In a market that's predisposed to be suspicious of anything that smacks of over-educated fancy-pants elitism, Trump markets himself as the über-regular guy, so he's not going spoil that illusion with damaging revelations about having been to a big-ticket Ivy League college or, God forbid, having learnt anything whilst he was there. You don't have to be a sociologist to work that one out - just look at any big Hollywood movie where, if they want a villain, they get themselves a British character actor to creep the audience out with a thoroughly un-Amercan blend of eloquence, book-learning and cynical camp.**
Basic market segmentation theory dictates that the BorisTM product must have a different look and feel to appeal to a different demographic. In Britain, we have a culture of deference - royalty, lords and ladies, an unelected House of Lords and a highly-developed class system. When a large portion of your audience have internalised the idea that a certain class of person is born to rule, you don't have to pretend to be a pleb in order to impress the plebs. Just spin the results of that expensive education your parents shelled out for as proof that you're one of those clever cornflakes who will inevitably get shaken to the top of life's cereal packet.***
Not only does the successful con-artist have to change what he pretends to be to appeal to a region-specific audience, but he also has to strike a different attitude. In America, that means dressing down as regular and unpretentious, but with a high-energy attitude of relentless self-belief and unabashed bragging. In Britain, you can come across as an impeccably well-bred member of the ruling class, so long as you replace American-style boastfulness with a disarming display of self-deprecating charm ... I mean, crikey ... well ... gosh!
Differences in presentation aside, I suspect that Trump gave the game away when he announced that "I love the poorly educated", which he surely does, both because he pretends to be one of them and because the last thing a con artist needs is a well-informed mark. I think that BorisTM is probably feeling the love, too, because what would his privileged education be worth, if it didn't set the clever cornflakes apart from poorly educated people? It is, after all, not enough to succeed.
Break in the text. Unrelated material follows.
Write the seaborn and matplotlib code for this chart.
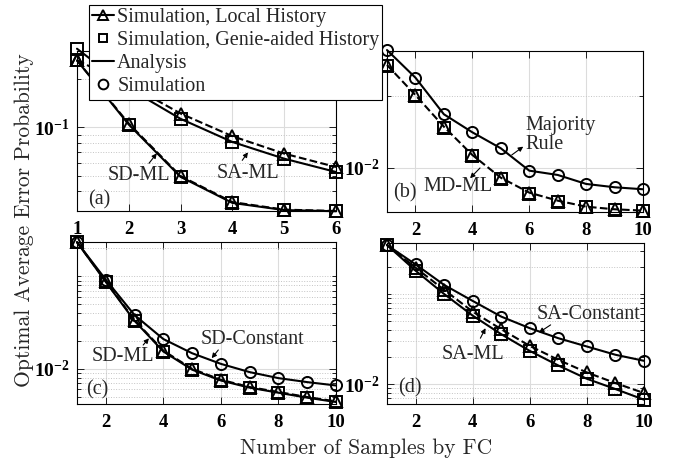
import numpy as np
import pandas as pd
import matplotlib
matplotlib.use("Agg")
import matplotlib.pyplot as plt
import seaborn as sns
from matplotlib.ticker import FixedLocator, NullFormatter
from matplotlib.lines import Line2D

sns.set_style("ticks")
plt.rcParams['font.family'] = ['Liberation Serif', 'DejaVu Serif']
plt.rcParams['mathtext.fontset'] = 'custom'
plt.rcParams['mathtext.rm'] = 'Liberation Serif'
plt.rcParams['mathtext.bf'] = 'Liberation Serif:bold'

# ---- data ----
x6 = [1, 2, 3, 4, 5, 6]
x10 = [1, 2, 3, 4, 5, 6, 7, 8, 9, 10]

# (a) SD-ML / SA-ML
a_sd_local = [0.262, 0.1055, 0.0496, 0.0341, 0.0306, 0.0300]
a_sd_genie = [0.262, 0.1040, 0.0490, 0.0337, 0.0304, 0.0299]
a_sa_local = [0.262, 0.185, 0.122, 0.088, 0.0685, 0.0565]
a_sa_genie = [0.310, 0.175, 0.113, 0.081, 0.0637, 0.0526]

# (b) MD-ML / Majority Rule
b_md_local = [0.267, 0.102, 0.0371, 0.0150, 0.00726, 0.00450, 0.00348, 0.00287, 0.00264, 0.00253]
b_md_genie = [0.258, 0.098, 0.0356, 0.0144, 0.00700, 0.00435, 0.00338, 0.00280, 0.00258, 0.00248]
b_majority = [0.431, 0.178, 0.0552, 0.0310, 0.0186, 0.00909, 0.00792, 0.00594, 0.00534, 0.00501]

# (c) SD-ML / SD-Constant
c_sd_local = [0.234, 0.0883, 0.0336, 0.01574, 0.0100, 0.00762, 0.00636, 0.00562, 0.00496, 0.00445]
c_sd_genie = [0.234, 0.0870, 0.0330, 0.0154, 0.0098, 0.00748, 0.00626, 0.00552, 0.00488, 0.00438]
c_constant = [0.234, 0.0921, 0.0381, 0.0210, 0.01475, 0.01132, 0.00922, 0.00794, 0.00719, 0.00661]

# (d) SA-ML / SA-Constant
d_sa_local = [0.353, 0.1975, 0.112, 0.0641, 0.0408, 0.0266, 0.0186, 0.01346, 0.01026, 0.00794]
d_sa_genie = [0.353, 0.183, 0.1007, 0.0578, 0.0359, 0.0234, 0.0161, 0.01145, 0.0088, 0.0067]
d_constant = [0.353, 0.215, 0.127, 0.0843, 0.0564, 0.0419, 0.0324, 0.0262, 0.0212, 0.01815]

W, H = 678, 466
fig = plt.figure(figsize=(W / 100, H / 100), dpi=100)


def make_ax(l, r, t, b):
    return fig.add_axes([l / W, 1 - b / H, (r - l) / W, (b - t) / H])


LW = 1.5
MS = 8
MEW = 1.4


def curve(ax, x, y, ls='-', marker=None):
    df = pd.DataFrame({'x': x, 'y': y})
    kw = dict(color='k', lw=LW, linestyle=ls, clip_on=False)
    if marker:
        kw.update(marker=marker, ms=MS, mfc='none', mec='k', mew=MEW)
    sns.lineplot(data=df, x='x', y='y', ax=ax, estimator=None, sort=False, **kw)


def style(ax, xlim, xticks, ylim, ymajor, ylabel, yminor):
    ax.set_yscale('log')
    ax.set_xlim(*xlim)
    ax.set_ylim(*ylim)
    ax.set_xticks(xticks)
    ax.set_xticklabels([str(v) for v in xticks], fontweight='bold', fontsize=13.5)
    ax.yaxis.set_major_locator(FixedLocator([ymajor]))
    ax.set_yticklabels([ylabel], fontsize=14)
    ax.yaxis.set_minor_locator(FixedLocator(yminor))
    ax.yaxis.set_minor_formatter(NullFormatter())
    ax.set_xlabel('')
    ax.set_ylabel('')
    ax.grid(which='major', color='#dcdcdc', lw=0.8, ls='-')
    ax.grid(which='minor', axis='y', color='#c4c4c4', lw=0.7, ls=':')
    ax.set_axisbelow(True)
    ax.tick_params(which='both', direction='in', top=True, right=True,
                   width=0.6, colors='k')
    ax.tick_params(which='major', length=5)
    ax.tick_params(which='minor', length=3)
    ax.tick_params(axis='x', pad=7)
    ax.tick_params(axis='y', pad=5)
    for s in ax.spines.values():
        s.set_linewidth(0.8)
        s.set_color('k')


def note(ax, text, xy, **kw):
    ax.text(xy[0], xy[1], text, fontsize=14.5, va='center', **kw)


def arrow(ax, head, tail):
    ax.annotate('', xy=head, xytext=tail,
                arrowprops=dict(arrowstyle='-|>', color='k', lw=0.8,
                                mutation_scale=7, shrinkA=0, shrinkB=0))


all_minor = [k * 10.0 ** e for e in (-3, -2, -1) for k in range(1, 10)]

# ---- (a) ----
ax = make_ax(77, 336, 51, 211)
curve(ax, x6, a_sd_genie, '-')
curve(ax, x6, a_sd_local, '--', '^')
curve(ax, x6, a_sd_genie, '', 's')
curve(ax, x6, a_sa_genie, '-')
curve(ax, x6, a_sa_local, '--', '^')
curve(ax, x6, a_sa_genie, '', 's')
style(ax, (1, 6), x6, (0.03, 0.3), 0.1, r'$\mathbf{10^{-1}}$',
      [v for v in all_minor if abs(v - 0.1) > 1e-9])
note(ax, 'SD-ML', (2.2, 0.0501), ha='center')
arrow(ax, (2.54, 0.0688), (2.39, 0.0596))
note(ax, 'SA-ML', (4.30, 0.0516), ha='center')
arrow(ax, (4.30, 0.0698), (4.19, 0.0622))
note(ax, '(a)', (1.21, 0.035), ha='left')

# ---- (b) ----
ax = make_ax(387, 643, 51, 212)
curve(ax, x10, b_majority, '-', 'o')
curve(ax, x10, b_md_local, '--', '^')
curve(ax, x10, b_md_genie, '', 's')
style(ax, (1, 10), [2, 4, 6, 8, 10], (0.00242, 0.418), 0.01, r'$\mathbf{10^{-2}}$',
      [1e-3, 1e-1, 1.0])
ax.text(5.85, 0.028, 'Majority\nRule', fontsize=14.5, va='center', ha='left',
        linespacing=1.0)
arrow(ax, (5.79, 0.0196), (5.385, 0.015))
note(ax, 'MD-ML', (3.51, 0.0054), ha='center')
arrow(ax, (3.92, 0.00713), (4.27, 0.0099))
note(ax, '(b)', (1.21, 0.0044), ha='left')

# ---- (c) ----
ax = make_ax(77, 336, 242, 404)
curve(ax, x10, c_constant, '-', 'o')
curve(ax, x10, c_sd_genie, '-')
curve(ax, x10, c_sd_local, '--', '^')
curve(ax, x10, c_sd_genie, '', 's')
style(ax, (1, 10), [2, 4, 6, 8, 10], (0.00417, 0.235), 0.01, r'$\mathbf{10^{-2}}$',
      [v for v in all_minor if abs(v - 0.01) > 1e-9])
note(ax, 'SD-Constant', (7.10, 0.0209), ha='center')
arrow(ax, (5.68, 0.01303), (5.91, 0.016))
note(ax, 'SD-ML', (2.61, 0.01356), ha='center')
arrow(ax, (3.50, 0.0214), (3.30, 0.0181))
note(ax, '(c)', (1.31, 0.00594), ha='left')

# ---- (d) ----
ax = make_ax(387, 644, 243, 404)
curve(ax, x10, d_constant, '-', 'o')
curve(ax, x10, d_sa_genie, '-')
curve(ax, x10, d_sa_local, '--', '^')
curve(ax, x10, d_sa_genie, '', 's')
style(ax, (1, 10), [2, 4, 6, 8, 10], (0.0060, 0.372), 0.01, r'$\mathbf{10^{-2}}$',
      [v for v in all_minor if abs(v - 0.01) > 1e-9])
note(ax, 'SA-Constant', (8.07, 0.0589), ha='center')
arrow(ax, (6.32, 0.0374), (6.73, 0.0456))
note(ax, 'SA-ML', (4.01, 0.0212), ha='center')
arrow(ax, (4.45, 0.0419), (4.27, 0.0324))
note(ax, '(d)', (1.40, 0.0090), ha='left')

# ---- legend ----
LMS = 7
handles = [
    Line2D([], [], color='k', lw=LW, marker='^', ms=LMS, mfc='none', mew=MEW),
    Line2D([], [], color='k', lw=0, marker='s', ms=LMS - 1, mfc='none', mew=MEW),
    Line2D([], [], color='k', lw=LW),
    Line2D([], [], color='k', lw=0, marker='o', ms=LMS, mfc='none', mew=MEW),
]
labels = ['Simulation, Local History', 'Simulation, Genie-aided History',
          'Analysis', 'Simulation']
leg = fig.legend(handles, labels, loc='upper left', bbox_to_anchor=(89 / W, 1 - 5 / H),
                 fontsize=14.5, frameon=True, fancybox=False, edgecolor='k',
                 framealpha=1, borderaxespad=0, borderpad=0.15, labelspacing=0.2,
                 handlelength=1.1, handletextpad=0.15)
leg.get_frame().set_linewidth(0.8)

# ---- shared axis labels ----
fig.text(24 / W, 1 - 220 / H, 'Optimal Average Error Probability', rotation=90,
         ha='center', va='center', fontsize=15.5, family='cmr10')
fig.text(366 / W, 1 - 448 / H, 'Number of Samples by FC', ha='center',
         va='center', fontsize=15.5, family='cmr10')

fig.savefig('out.png', dpi=100)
Others must fail.
And there's nothing like dropping the names of ancient dead dudes who the lower orders were never taught about at school for polishing up a chap's clever cornflake credentials.
Fortunately for the rest of us, there are people like Mary Beard around to bring his high-flown classical allusions down to earth:
Something similar is true with the Cincinnatus parallel that Boris himself drew a few years ago, and has been repeated this last week: "If, like the Roman leader Cincinnatus, I were to be called from my plough to serve in that office [ie Prime Minister], I wouldn't, of course, say no."
Cincinnatus was a 'hero' of early Rome, and best known for being called from his farm (and his plough) to take charge of the city when they were in dire straits fighting against their neighbours, the Aequi. And he was so honourable that once he had won the war, rather than continuing in power, he just returned to the plough...
...That's the nice bit. What's less often remembered is that Cincinnatus was one of the most virulent haters of the lower orders (the "plebeians" of A Mitchell fame), one of the most enthusiastic defenders of the privileges of the patricians -- and the keenest to keep the plebs out.
You know what you look like to me, with your good bag and your cheap shoes? You look like a rube. A well scrubbed, hustling rube with a little taste. Good nutrition's given you some length of bone, but you're not more than one generation from poor white trash, are you, Agent Starling? And that accent you've tried so desperately to shed: pure West Virginia. What is your father, dear? Is he a coal miner? Does he stink of the lamp? You know how quickly the boys found you... all those tedious sticky fumblings in the back seats of cars... while you could only dream of getting out... getting anywhere... getting all the way to the FBI.